Huijg van der Grind wordt met naam genoemd in De bedelaarskolonie op blz 106 en 186.
Bij de tweede en derde opname staat hij als Glind en niet als Grind.
Huijg van der Grind wordt 25 oktober 1822 de Ommerschans binnengebracht vanuit het werkhuis te Hoorn. Hij krijgt in het boek gemerkt A (Drents Archief toegang 0137.01, archief van de Rijkswerkinrichtingen te Veenhuizen en Ommerschans, invnr 422) het bedelaarsnummer 114. Er staat bij die inschrijving geen signalement.
Huijg van der Grind behoort tot de vier mannen die als eersten van de schans deserteren, beschreven in De bedelaarskolonie blz 104-106.

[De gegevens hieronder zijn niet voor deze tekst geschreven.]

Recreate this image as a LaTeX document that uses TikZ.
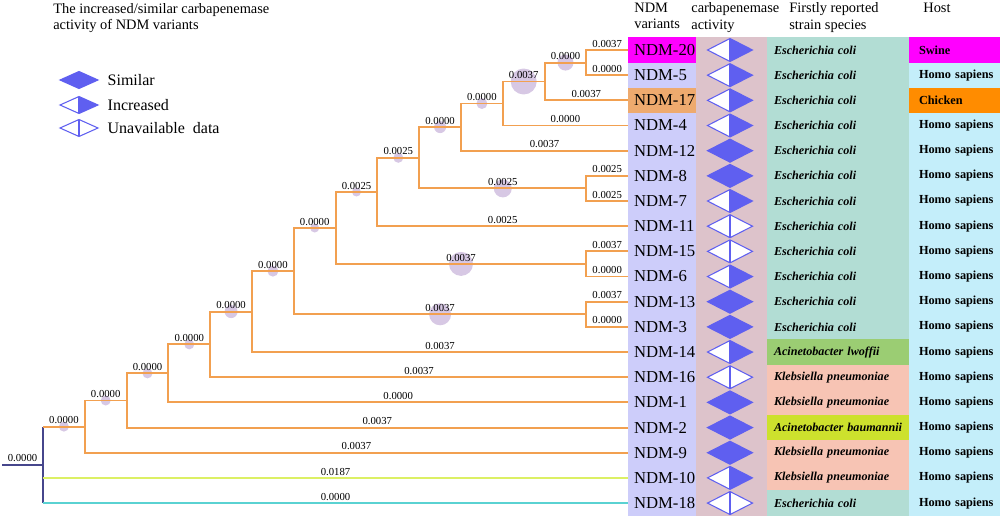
\documentclass[tikz,border=0pt]{standalone}
\usepackage{fontspec}
\setmainfont{Liberation Serif}
\usepackage{tikz}
\usetikzlibrary{positioning, shapes, calc}

\definecolor{ndm}{RGB}{205,205,250}
\definecolor{actbg}{RGB}{221,195,203}
\definecolor{actc}{RGB}{95,95,240}
\definecolor{eco}{RGB}{178,221,212}
\definecolor{alw}{RGB}{155,205,115}
\definecolor{kpn}{RGB}{247,196,180}
\definecolor{aba}{RGB}{205,225,45}
\definecolor{hom}{RGB}{196,238,250}
\definecolor{swi}{RGB}{255,0,255}
\definecolor{chk}{RGB}{255,140,0}
\definecolor{mag}{RGB}{255,0,255}
\definecolor{tan}{RGB}{238,170,110}
\definecolor{tree}{RGB}{242,160,80}
\definecolor{yel}{RGB}{220,240,100}
\definecolor{cyn}{RGB}{90,210,210}
\definecolor{navy}{RGB}{70,70,140}
\definecolor{bubble}{RGB}{215,200,228}

\begin{document}
\begin{tikzpicture}[x=0.02cm, y=-0.02cm,
  br/.style     = {draw=tree, line width=1.1pt},
  lbl/.style    = {above, pos=0.75, inner sep=1pt, font=\fontsize{6.1}{7}\selectfont},
  bub/.style    = {fill=bubble},
  dia/.style    = {diamond, draw=actc, line width=0.6pt, inner sep=0pt, outer sep=0pt, minimum width=0.9cm, minimum height=0.46cm},
  sim/.style    = {fill=actc},
  inc/.style    = {fill=white, path picture={
                     \fill[actc] (path picture bounding box.north) -- (path picture bounding box.east)
                                 -- (path picture bounding box.south) -- cycle;
                     \draw[actc, line width=0.6pt] (path picture bounding box.north) -- (path picture bounding box.south);}},
  una/.style    = {fill=white, path picture={
                     \draw[actc, line width=0.6pt] (path picture bounding box.north) -- (path picture bounding box.south);}},
  cell/.style   = {anchor=west, inner ysep=0pt, outer sep=0pt, minimum height=0.5034cm, align=left},
  ndmcell/.style= {cell, text width=1.12cm, inner xsep=0.12cm, font=\fontsize{9.5}{10}\selectfont},
  spcell/.style = {cell, text width=2.56cm, inner xsep=0.14cm, font=\fontsize{6.9}{8}\selectfont\bfseries\itshape},
  hocell/.style = {cell, text width=1.42cm, inner xsep=0.2cm, font=\fontsize{7}{8}\selectfont\bfseries},
  head/.style   = {anchor=north west, inner sep=0pt, align=left, font=\fontsize{8.2}{9.4}\selectfont},
  lgd/.style    = {font=\fontsize{9.1}{10}\selectfont}
]

\useasboundingbox (0,0) rectangle (1000,517);

\node [head] at (53,3)    (title) {The increased/similar carbapenemase\\activity of NDM variants};
\node [head] at (634,2.5) (hv)    {NDM\\variants};
\node [head] at (691,2.5) (ha)    {carbapenemase\\activity};
\node [head] at (789,2.5) (hs)    {Firstly reported\\strain species};
\node [head] at (923,2.5) (hh)    {Host};

\node [dia, sim, minimum width=0.76cm, minimum height=0.34cm] at (79,80)  (ls) {};
\node [dia, inc, minimum width=0.76cm, minimum height=0.34cm] at (79,105) (li) {};
\node [dia, una, minimum width=0.76cm, minimum height=0.34cm] at (79,128) (lu) {};
\node [lgd, right=0.07cm of ls] (lst) {Similar};
\node [lgd, right=0.07cm of li] (lit) {Increased};
\node [lgd, right=0.07cm of lu] (lut) {Unavailable~~data};

\fill [actbg] (696,37.4) rectangle (767,515.6);

\foreach \nv/\ak/\sn/\sk/\hn/\hk/\nk [count=\i from 0] in {
  20/inc/Escherichia coli/eco/Swine/swi/mag,
  5/inc/Escherichia coli/eco/Homo sapiens/hom/ndm,
  17/inc/Escherichia coli/eco/Chicken/chk/tan,
  4/inc/Escherichia coli/eco/Homo sapiens/hom/ndm,
  12/sim/Escherichia coli/eco/Homo sapiens/hom/ndm,
  8/sim/Escherichia coli/eco/Homo sapiens/hom/ndm,
  7/inc/Escherichia coli/eco/Homo sapiens/hom/ndm,
  11/una/Escherichia coli/eco/Homo sapiens/hom/ndm,
  15/una/Escherichia coli/eco/Homo sapiens/hom/ndm,
  6/inc/Escherichia coli/eco/Homo sapiens/hom/ndm,
  13/sim/Escherichia coli/eco/Homo sapiens/hom/ndm,
  3/sim/Escherichia coli/eco/Homo sapiens/hom/ndm,
  14/inc/Acinetobacter lwoffii/alw/Homo sapiens/hom/ndm,
  16/una/Klebsiella pneumoniae/kpn/Homo sapiens/hom/ndm,
  1/sim/Klebsiella pneumoniae/kpn/Homo sapiens/hom/ndm,
  2/sim/Acinetobacter baumannii/aba/Homo sapiens/hom/ndm,
  9/sim/Klebsiella pneumoniae/kpn/Homo sapiens/hom/ndm,
  10/inc/Klebsiella pneumoniae/kpn/Homo sapiens/hom/ndm,
  18/una/Escherichia coli/eco/Homo sapiens/hom/ndm}
{
  \node [ndmcell, fill=\nk] at (628,{50+25.17*\i}) (n\nv) {\mbox{NDM-\nv}};
  \node [dia, \ak]          at (730,{50+25.17*\i}) (a\nv) {};
  \node [spcell, fill=\sk]  at (767,{50+25.17*\i}) (s\nv) {\mbox{\sn}};
  \node [hocell, fill=\hk]  at (909,{50+25.17*\i}) (h\nv) {\mbox{\hn}};
}

\coordinate (o) at (2,464.8);
\coordinate (r) at (43,464.8);
\coordinate (a) at (84.8,426.6);
\coordinate (b) at (126.6,400.5);
\coordinate (c) at (168.4,373.4);
\coordinate (d) at (210.2,344.4);
\coordinate (e) at (252,311.6);
\coordinate (f) at (293.8,271.1);
\coordinate (g) at (335.6,228.0);
\coordinate (h) at (377.4,192.0);
\coordinate (i) at (419.2,157.8);
\coordinate (j) at (461,127.1);
\coordinate (k) at (502.8,103.5);
\coordinate (l) at (544.6,81.5);
\coordinate (m) at (586.4,62.6);
\coordinate (q) at (586.4,188.4);
\coordinate (s) at (586.4,263.9);
\coordinate (t) at (586.4,314.3);

\fill [bub] ($(r |- a)!.5!(a)$) circle (0.10cm);
\fill [bub] ($(a |- b)!.5!(b)$) circle (0.10cm);
\fill [bub] ($(b |- c)!.5!(c)$) circle (0.10cm);
\fill [bub] ($(c |- d)!.5!(d)$) circle (0.10cm);
\fill [bub] ($(d |- e)!.5!(e)$) circle (0.13cm);
\fill [bub] ($(e |- f)!.5!(f)$) circle (0.11cm);
\fill [bub] ($(f |- g)!.5!(g)$) circle (0.09cm);
\fill [bub] ($(f |- t)!.5!(t)$) circle (0.22cm);
\fill [bub] ($(g |- h)!.5!(h)$) circle (0.09cm);
\fill [bub] ($(g |- s)!.5!(s)$) circle (0.24cm);
\fill [bub] ($(h |- i)!.5!(i)$) circle (0.10cm);
\fill [bub] ($(i |- j)!.5!(j)$) circle (0.12cm);
\fill [bub] ($(i |- q)!.5!(q)$) circle (0.18cm);
\fill [bub] ($(j |- k)!.5!(k)$) circle (0.11cm);
\fill [bub] ($(k |- l)!.5!(l)$) circle (0.26cm);
\fill [bub] ($(l |- m)!.5!(m)$) circle (0.16cm);

\draw [br, draw=navy] (o) -- node [lbl, pos=.5] {0.0000} (r);
\draw [br, draw=navy] (r |- a) -- (r |- n18.west);
\draw [br]            (r |- a) -- node [lbl, pos=.5] {0.0000} (a);
\draw [br, draw=yel]  (r |- n10.west) -- node [lbl, pos=.5] {0.0187} (n10.west);
\draw [br, draw=cyn]  (r |- n18.west) -- node [lbl, pos=.5] {0.0000} (n18.west);

\draw [br] (a) |- node [lbl] {0.0000} (b);
\draw [br] (a) |- node [lbl] {0.0037} (n9.west);
\draw [br] (b) |- node [lbl] {0.0000} (c);
\draw [br] (b) |- node [lbl] {0.0037} (n2.west);
\draw [br] (c) |- node [lbl] {0.0000} (d);
\draw [br] (c) |- node [lbl] {0.0000} (n1.west);
\draw [br] (d) |- node [lbl] {0.0000} (e);
\draw [br] (d) |- node [lbl] {0.0037} (n16.west);
\draw [br] (e) |- node [lbl] {0.0000} (f);
\draw [br] (e) |- node [lbl] {0.0037} (n14.west);
\draw [br] (f) |- node [lbl] {0.0000} (g);
\draw [br] (f) |- node [lbl] {0.0037} (t);
\draw [br] (g) |- node [lbl] {0.0025} (h);
\draw [br] (g) |- node [lbl] {0.0037} (s);
\draw [br] (h) |- node [lbl] {0.0025} (i);
\draw [br] (h) |- node [lbl] {0.0025} (n11.west);
\draw [br] (i) |- node [lbl] {0.0000} (j);
\draw [br] (i) |- node [lbl] {0.0025} (q);
\draw [br] (j) |- node [lbl] {0.0000} (k);
\draw [br] (j) |- node [lbl] {0.0037} (n12.west);
\draw [br] (k) |- node [lbl] {0.0037} (l);
\draw [br] (k) |- node [lbl] {0.0000} (n4.west);
\draw [br] (l) |- node [lbl] {0.0000} (m);
\draw [br] (l) |- node [lbl] {0.0037} (n17.west);
\draw [br] (m) |- node [lbl] {0.0037} (n20.west);
\draw [br] (m) |- node [lbl] {0.0000} (n5.west);
\draw [br] (q) |- node [lbl] {0.0025} (n8.west);
\draw [br] (q) |- node [lbl] {0.0025} (n7.west);
\draw [br] (s) |- node [lbl] {0.0037} (n15.west);
\draw [br] (s) |- node [lbl] {0.0000} (n6.west);
\draw [br] (t) |- node [lbl] {0.0037} (n13.west);
\draw [br] (t) |- node [lbl] {0.0000} (n3.west);

\end{tikzpicture}
\end{document}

Die ontvluchting wordt ook genoemd in het boek van Albert Piel dat staat op de site van de historische vereniging Avereest (htpp://www.hvavereest.nl). Piel maakt melding van de brief van adjunctdirecteur Hoff aan de gemeenten in de omgeving. Volgens Piel verzoekt Hoff daarin dat deze voortvluchtigen werden aangehouden overal waar deze zich buiten de Limieten der kolonie zullen vertonen, om daarna aan de Directie te worden overgeleverd. Voorts beschrijft Hoff hoe de voortvluchtigen aan hun bedelaarskleding te herkennen zijn en noemt hij hun namen en enige gegevens:
– Huig van der Grind, geboren te Hoorn, 2 mei 1787, gewoond hebbende te Hoorn.
– Constant Rijbrand ten Neeve, geboren te Goes, 11 april 1798, gewoond hebbende te Middelburg.
– Christiaan de Ruiter, geboren te Amsterdam, 24 augustus 1899, gewoond hebbende te Amsterdam.
– Pieter Tielemann, geboren te Bielefeld, 5 juli 1775, gewoond hebbende te Coevorden.
Huijg van der Grind wordt opnieuw op de schans afgeleverd op 25 juli 1823, opnieuw vanuit het gesticht te Hoorn. Hij krijgt in het boek gemerkt A het bedelaarsnummer 903 (als Van der Glind dus) en nu zijn er wel dingen ingevuld.
Volgens die inschrijving is hij geboren 1 mei 1787 te Hoorn, als zoon van Jacob van der Glind en Jannetje de Boer, en heeft hij het laatst gewoond in hetzelfde Hoorn.
Huijg van der Grind is vijf voet, vijf palm en 1 streep lang, heeft een lang aangezicht en een plat voorhoofd, blauwe ogen, een grote neus, een kleine mond, een ronde kin, blond haar en als bijzonder kenmerk ‘het fortuin op de borst geprikt’.
Hij deserteert opnieuw op 24 juni 1824.
Maar blijkbaar wordt hij nog een keer de schans binnengebracht, bij welke gelegenheid hij het bedelaarsnummer E 838 krijgt, maar die inschrijving heb ik niet bekeken.